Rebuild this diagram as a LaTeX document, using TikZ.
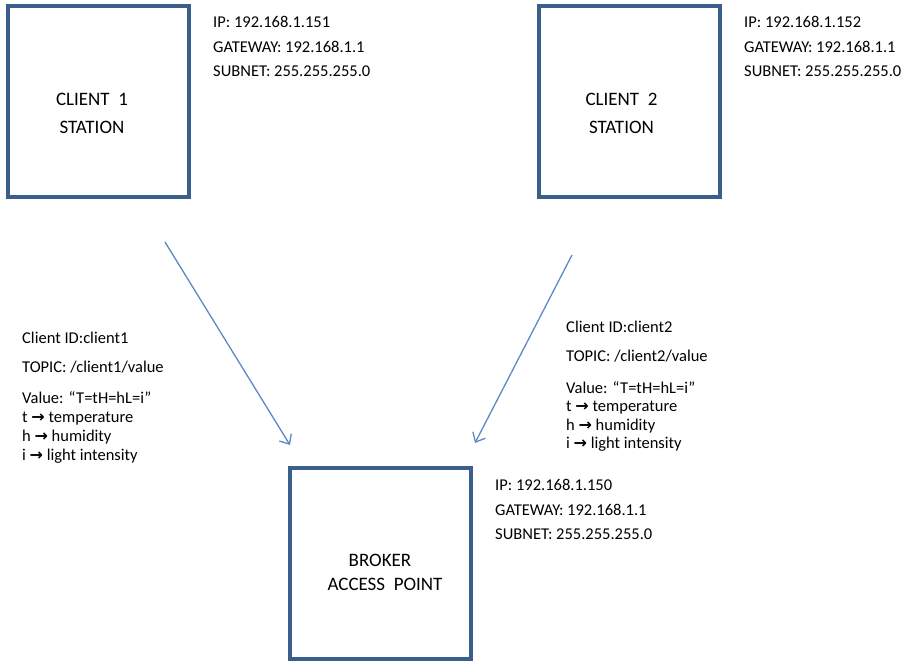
\documentclass[tikz,border=0pt]{standalone}
\usepackage{fontspec}
\setmainfont{Carlito}
\newfontfamily\arrowfont{DejaVu Sans}
\usetikzlibrary{arrows.meta}
\definecolor{boxblue}{HTML}{3A5F8B}
\definecolor{arrowblue}{HTML}{5B8AC6}
\newcommand{\ar}{{\arrowfont\bfseries\fontsize{16}{16}\selectfont →}}
\begin{document}
\begin{tikzpicture}[x=1pt,y=-1pt,
  txt/.style={anchor=base west,inner sep=0pt,font=\fontsize{16.5}{16.5}\selectfont},
  lbl/.style={anchor=base,inner sep=0pt,font=\fontsize{19}{19}\selectfont},
  station/.style={draw=boxblue,line width=3.6pt,rectangle,inner sep=0pt},
  link/.style={draw=arrowblue,line width=1.3pt,-{Straight Barb[length=8pt,width=14pt]}}]
\fill[white] (0,0) rectangle (905,661);
\useasboundingbox (0,0) rectangle (905,661);
% boxes
\node[station,minimum width=181pt,minimum height=191pt] (c1) at (98.5,101.5) {};
\node[station,minimum width=181pt,minimum height=191pt] (c2) at (629.5,101.5) {};
\node[station,minimum width=181pt,minimum height=191pt] (br) at (380.5,563.5) {};
% box labels
\node[lbl] (c1a) at (92,105) {CLIENT\ \ 1};
\node[lbl] (c1b) at (92,133) {STATION};
\node[lbl] (c2a) at (621.5,105) {CLIENT\ \ 2};
\node[lbl] (c2b) at (621.5,133) {STATION};
\node[lbl] (bra) at (380,566.5) {BROKER};
\node[lbl] (brb) at (385,590.5) {ACCESS\ \ POINT};
% network info
\node[txt] (ip1) at (213,28) {IP: 192.168.1.151};
\node[txt] (gw1) at (213,52.5) {GATEWAY: 192.168.1.1};
\node[txt] (sn1) at (213,76.5) {SUBNET: 255.255.255.0};
\node[txt] (ip2) at (744,28) {IP: 192.168.1.152};
\node[txt] (gw2) at (744,52.5) {GATEWAY: 192.168.1.1};
\node[txt] (sn2) at (744,76.5) {SUBNET: 255.255.255.0};
\node[txt] (ip3) at (495,490.5) {IP: 192.168.1.150};
\node[txt] (gw3) at (495,515) {GATEWAY: 192.168.1.1};
\node[txt] (sn3) at (495,539) {SUBNET: 255.255.255.0};
% message info client 1
\node[txt] (id1) at (22,343) {Client ID:client1};
\node[txt] (tp1) at (22,372) {TOPIC: /client1/value};
\node[txt] (v1) at (22,403) {Value: “T=tH=hL=i”};
\node[txt] (t1) at (22,422) {t \ar{} temperature};
\node[txt] (h1) at (22,441) {h \ar{} humidity};
\node[txt] (i1) at (22,460) {i \ar{} light intensity};
% message info client 2
\node[txt] (id2) at (566,332.5) {Client ID:client2};
\node[txt] (tp2) at (566,361.5) {TOPIC: /client2/value};
\node[txt] (v2) at (566,393) {Value: “T=tH=hL=i”};
\node[txt] (t2) at (566,411.5) {t \ar{} temperature};
\node[txt] (h2) at (566,430) {h \ar{} humidity};
\node[txt] (i2) at (566,448.5) {i \ar{} light intensity};
% connectors
\coordinate (s1) at (165,242);
\coordinate (e1) at (290,445);
\coordinate (s2) at (572,255);
\coordinate (e2) at (475,443);
\draw[link] (s1) -- (e1);
\draw[link] (s2) -- (e2);
\end{tikzpicture}
\end{document}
※ ※ ※
** INSTRUCTIONS TO FOLLOW **
Transcribe the whole listing exactly. Pictures are excluded.

** THE OUTPUT **
Rebuild this diagram as a LaTeX document, using TikZ.
\documentclass[tikz,border=0pt]{standalone}
\usepackage{fontspec}
\setmainfont{Carlito}
\newfontfamily\arrowfont{DejaVu Sans}
\usetikzlibrary{arrows.meta}
\definecolor{boxblue}{HTML}{3A5F8B}
\definecolor{arrowblue}{HTML}{5B8AC6}
\newcommand{\ar}{{\arrowfont\bfseries\fontsize{16}{16}\selectfont →}}
\begin{document}
\begin{tikzpicture}[x=1pt,y=-1pt,
  txt/.style={anchor=base west,inner sep=0pt,font=\fontsize{16.5}{16.5}\selectfont},
  lbl/.style={anchor=base,inner sep=0pt,font=\fontsize{19}{19}\selectfont},
  station/.style={draw=boxblue,line width=3.6pt,rectangle,inner sep=0pt},
  link/.style={draw=arrowblue,line width=1.3pt,-{Straight Barb[length=8pt,width=14pt]}}]
\fill[white] (0,0) rectangle (905,661);
\useasboundingbox (0,0) rectangle (905,661);
% boxes
\node[station,minimum width=181pt,minimum height=191pt] (c1) at (98.5,101.5) {};
\node[station,minimum width=181pt,minimum height=191pt] (c2) at (629.5,101.5) {};
\node[station,minimum width=181pt,minimum height=191pt] (br) at (380.5,563.5) {};
% box labels
\node[lbl] (c1a) at (92,105) {CLIENT\ \ 1};
\node[lbl] (c1b) at (92,133) {STATION};
\node[lbl] (c2a) at (621.5,105) {CLIENT\ \ 2};
\node[lbl] (c2b) at (621.5,133) {STATION};
\node[lbl] (bra) at (380,566.5) {BROKER};
\node[lbl] (brb) at (385,590.5) {ACCESS\ \ POINT};
% network info
\node[txt] (ip1) at (213,28) {IP: 192.168.1.151};
\node[txt] (gw1) at (213,52.5) {GATEWAY: 192.168.1.1};
\node[txt] (sn1) at (213,76.5) {SUBNET: 255.255.255.0};
\node[txt] (ip2) at (744,28) {IP: 192.168.1.152};
\node[txt] (gw2) at (744,52.5) {GATEWAY: 192.168.1.1};
\node[txt] (sn2) at (744,76.5) {SUBNET: 255.255.255.0};
\node[txt] (ip3) at (495,490.5) {IP: 192.168.1.150};
\node[txt] (gw3) at (495,515) {GATEWAY: 192.168.1.1};
\node[txt] (sn3) at (495,539) {SUBNET: 255.255.255.0};
% message info client 1
\node[txt] (id1) at (22,343) {Client ID:client1};
\node[txt] (tp1) at (22,372) {TOPIC: /client1/value};
\node[txt] (v1) at (22,403) {Value: “T=tH=hL=i”};
\node[txt] (t1) at (22,422) {t \ar{} temperature};
\node[txt] (h1) at (22,441) {h \ar{} humidity};
\node[txt] (i1) at (22,460) {i \ar{} light intensity};
% message info client 2
\node[txt] (id2) at (566,332.5) {Client ID:client2};
\node[txt] (tp2) at (566,361.5) {TOPIC: /client2/value};
\node[txt] (v2) at (566,393) {Value: “T=tH=hL=i”};
\node[txt] (t2) at (566,411.5) {t \ar{} temperature};
\node[txt] (h2) at (566,430) {h \ar{} humidity};
\node[txt] (i2) at (566,448.5) {i \ar{} light intensity};
% connectors
\coordinate (s1) at (165,242);
\coordinate (e1) at (290,445);
\coordinate (s2) at (572,255);
\coordinate (e2) at (475,443);
\draw[link] (s1) -- (e1);
\draw[link] (s2) -- (e2);
\end{tikzpicture}
\end{document}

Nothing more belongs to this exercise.